Memo le ayudó con la basura: “sacamos 23 bultos de desechos”. Llantas, botellas, zapatos, cartones, bolsas plásticas, tarros de lata, jirones de ropas... Y Eugenia le ha ido sembrando novios, tulipanes, conchitas, rosas, enredaderas, palmas, una mata de limoncillo. “A esa planta alta que el piñón tiene al lado, la llaman de maíz”. Y se sabe que también la llaman felicidad.

Como Eugenia vive en el sexto piso de un edificio con vista al gracioso piñón de oreja, está atenta a que nadie le tire basura o que a ninguno se le ocurra “robarse un gajito” o que alguien tenga la desfachatez de no recoger las heces de su perro.
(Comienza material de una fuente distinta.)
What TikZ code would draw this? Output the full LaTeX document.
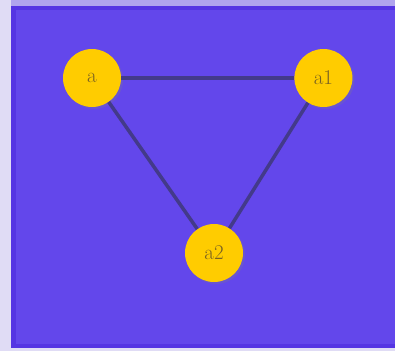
\documentclass[tikz,border=0pt]{standalone}
\usepackage{tikz}
\usetikzlibrary{positioning,shadows}

\definecolor{panelbg}{HTML}{6347EB}
\definecolor{panelrim}{HTML}{5535E3}
\definecolor{leftstrip}{HTML}{E0DCF5}
\definecolor{topstrip}{HTML}{B0A4EE}
\definecolor{nodefill}{HTML}{FFCC00}
\definecolor{nodetext}{HTML}{7A6222}
\definecolor{edgecol}{HTML}{433A8A}

\tikzset{
  vertex/.style={circle, fill=nodefill, minimum size=58pt, inner sep=0pt,
    text=nodetext, font=\fontsize{21}{23}\selectfont,
    drop shadow={shadow xshift=2pt, shadow yshift=-2pt, opacity=0.25}},
  link/.style={draw=edgecol, line width=3.5pt}
}

\begin{document}
\begin{tikzpicture}[x=1pt, y=1pt]
  % frame
  \useasboundingbox (0,0) rectangle (395,-351);
  \fill[leftstrip] (0,0) rectangle (395,-351);
  \fill[topstrip] (11,0) rectangle (395,-6);
  \fill[panelrim] (11,-6) rectangle (395,-348);
  \fill[panelbg] (16,-10) rectangle (396,-344);

  \node[vertex] (a) at (92,-78) {a};
  \node[vertex, right=173pt of a] (a1) {a1};
  \node[vertex] (a2) at (214,-253) {a2};

  \draw[link] (a) -- (a1);
  \draw[link] (a) -- (a2);
  \draw[link] (a1) -- (a2);
\end{tikzpicture}
\end{document}
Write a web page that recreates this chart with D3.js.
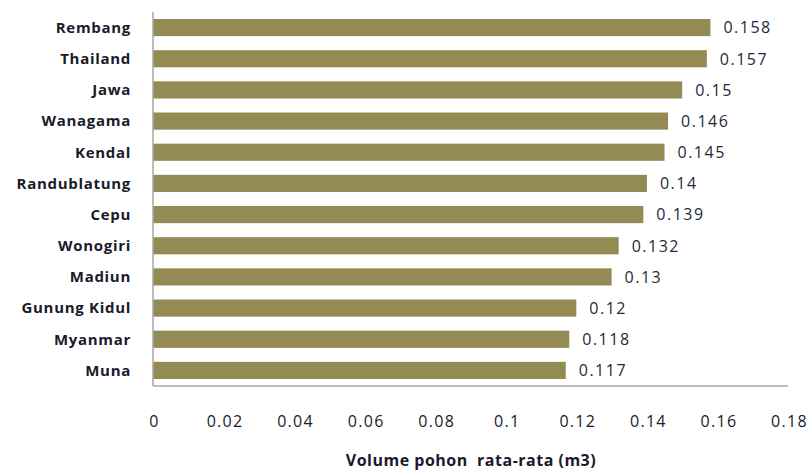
<!DOCTYPE html>
<html><head><meta charset="utf-8">
<script src="https://cdn.jsdelivr.net/npm/d3@7"></script>
<style>body{margin:0;background:#fff}svg{display:block}</style>
</head><body>
<svg id="c" width="811" height="471"></svg>
<script>
const categories = ["Rembang","Thailand","Jawa","Wanagama","Kendal","Randublatung","Cepu","Wonogiri","Madiun","Gunung Kidul","Myanmar","Muna"];
const values = [0.158,0.157,0.15,0.146,0.145,0.14,0.139,0.132,0.13,0.12,0.118,0.117];
const xTicks = [0,0.02,0.04,0.06,0.08,0.1,0.12,0.14,0.16,0.18];
const xTitle = "Volume pohon  rata-rata (m3)";

const svg = d3.select("#c");
const font = "'Open Sans', sans-serif";
const x = d3.scaleLinear().domain([0,0.18]).range([153,788]);
const y = d3.scaleBand().domain(categories).range([12,386]).paddingInner(0.45).paddingOuter(0.225);

svg.selectAll("rect.bar").data(values).enter().append("rect")
  .attr("x", x(0)).attr("y",(d,i)=>y(categories[i]))
  .attr("width", d=>x(d)-x(0)).attr("height", y.bandwidth())
  .attr("fill","#948A54");

svg.selectAll("text.val").data(values).enter().append("text")
  .attr("x", d=>x(d)+13).attr("y",(d,i)=>y(categories[i])+y.bandwidth()/2)
  .attr("dy","0.36em").attr("font-family",font).attr("font-size",16).attr("letter-spacing",1.5).attr("fill","#1f2a3a")
  .text(d=>String(d));

// y axis labels
svg.selectAll("text.cat").data(categories).enter().append("text")
  .attr("x",131).attr("y",d=>y(d)+y.bandwidth()/2).attr("dy","0.36em")
  .attr("text-anchor","end").attr("font-family",font).attr("font-weight","bold")
  .attr("font-size",15).attr("letter-spacing",0.7).attr("fill","#1a1a2a").text(d=>d);

// axis lines
svg.append("line").attr("x1",x(0)).attr("x2",x(0)).attr("y1",12).attr("y2",386).attr("stroke","#a6a6a6").attr("stroke-width",1.5);
svg.append("line").attr("x1",x(0)).attr("x2",x(0.18)).attr("y1",386).attr("y2",386).attr("stroke","#a6a6a6").attr("stroke-width",1.5);

svg.selectAll("text.tick").data(xTicks).enter().append("text")
  .attr("x",d=>x(d)+1.5).attr("y",421).attr("dy","0.36em").attr("text-anchor","middle")
  .attr("font-family",font).attr("font-size",16).attr("letter-spacing",1.3).attr("fill","#1a1a2a")
  .text(d=>String(d));

svg.append("text").attr("x",471).attr("y",460).attr("dy","0.36em").attr("text-anchor","middle")
  .attr("font-family",font).attr("font-weight","bold").attr("font-size",16).attr("letter-spacing",0.5).attr("fill","#1a1a2a")
  .attr("xml:space","preserve").style("white-space","pre").text(xTitle);
</script>
</body></html>
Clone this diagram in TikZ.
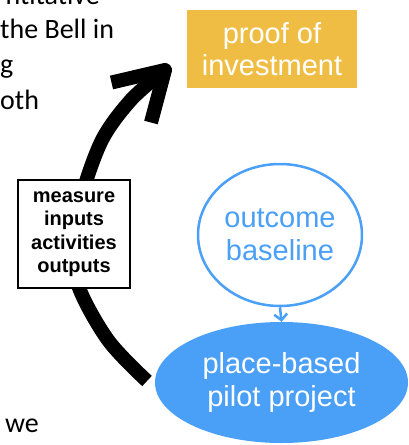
\documentclass[tikz,border=0pt]{standalone}
\usepackage{fontspec}
\setmainfont{Liberation Sans}
\newfontfamily\bodyfont{Carlito}
\usetikzlibrary{shapes.geometric,arrows.meta}

\definecolor{proofyellow}{HTML}{EFBD43}
\definecolor{pilotblue}{HTML}{4A9FF6}

\tikzset{
  bgtext/.style={anchor=base west, inner sep=0pt, font=\bodyfont\fontsize{28}{34}\selectfont},
  bigfont/.style={font=\fontsize{29}{32.5}\selectfont, align=center},
  proofbox/.style={rectangle, fill=proofyellow, text=white, bigfont,
    minimum width=170pt, minimum height=78pt, inner sep=0pt},
  baselinebox/.style={ellipse, draw=pilotblue, line width=2.5pt, fill=white,
    text=pilotblue, bigfont, minimum width=164pt, minimum height=142pt, inner sep=0pt},
  pilotbox/.style={ellipse, fill=pilotblue, text=white, bigfont,
    minimum width=253pt, minimum height=121pt, inner sep=0pt},
  measurebox/.style={rectangle, draw=black, line width=2pt, fill=white, align=center,
    font=\bfseries\fontsize{20}{23.5}\selectfont,
    minimum width=112pt, minimum height=108pt, inner sep=0pt},
  loopline/.style={line width=14pt, black},
  smallarrow/.style={draw=pilotblue, line width=2.5pt,
    -{Straight Barb[length=6pt,width=13pt]}}
}

\begin{document}
\begin{tikzpicture}[x=1pt, y=-1pt]
  \useasboundingbox (0,0) rectangle (409,445);
  \clip (0,0) rectangle (409,445);

  % surrounding body text
  \node[bgtext, anchor=base east] (t1) at (100,4) {ntitative};
  \node[bgtext] (t2) at (0,38) {the Bell in};
  \node[bgtext] (t3) at (0,73) {g};
  \node[bgtext] (t4) at (0,109) {oth};
  \node[bgtext] (t5) at (5,432) {we};

  % the loop arrow from the pilot back up to the investment proof
  \coordinate (loopstart) at (147,381);
  \coordinate (loopend) at (160,74);
  \coordinate (tip) at (165,70);
  \coordinate (barbleft) at (111.5,82.5);
  \coordinate (barbright) at (151,122.5);
  \draw[loopline] plot[smooth, tension=0.55] coordinates
    {(loopstart) (108,340) (78,285) (74,240) (82,195) (102,140) (130,101) (loopend)};
  \draw[loopline, line join=round, line cap=butt] (barbleft) -- (tip) -- (barbright);

  % nodes
  \node[proofbox] (proof) at (272,49) {proof of\\investment};
  \node[measurebox] (measure) at (74,234) {measure\\inputs\\activities\\outputs};
  \node[baselinebox] (base) at (280,235) {outcome\\baseline};
  \node[pilotbox] (pilot) at (281.5,382.5) {place-based\\pilot project};

  \draw[smallarrow] (base.south) -- (pilot.north);
\end{tikzpicture}
\end{document}
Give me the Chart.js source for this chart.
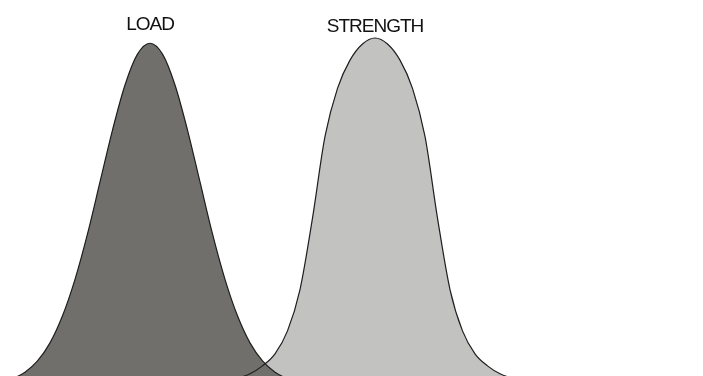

Y si lo ve, de inmediato llama por teléfono a la salsamentaria y Memo o Adriana se encargan de hacer entrar en razón al negligente.

Tan pronto llega menguante, Eugenia siembra. Para desmalezar y abonar es bueno cualquier tiempo.

Consumen sus frutos

Pero ese árbol tiene mucha gente que lo quiere. Mauricio Quiceno y Juan Guillermo Gallo se sientan a mirarlo ratos enteros en las sillas de la salsamentaria. Entre los dos, según sus cuentas, llevan 87 años mirando su robustez. Hace unos dos años, a los expertos de la Secretaría de Medio Ambiente les dio por ponerle un anillo de hierro alrededor del grueso tronco, anclado en tierra con dos muletas metálicas.

“Se lo tiraron con ese anillo”, opina Juan Guillermo.

Su amigo le refuta diciendo que eso fue calculado por ingenieros. Y recuerda que uno de los expertos, ante la pregunta de si el árbol presentaba riesgo de caerse, les contestó: “se mueren los hijos de sus hijos y ese piñón de oreja seguirá ahí, tan campante, igual a como lo vemos hoy”.

Ni los autos que pierden los frenos y se estrellan contra su tronco —“¿Te acordás del camión de escalera que bajaba cargado de mora y fresa que se estrelló hace más de veinte años? No sabíamos qué era sangre y qué jugo de mora”—, lo mueven de su sitio. Tiene, eso sí, un trozo de corteza rota. Las loras y los pericos habitan todo el tiempo en sus ramas. Cuando hay cosecha, hacen fiesta.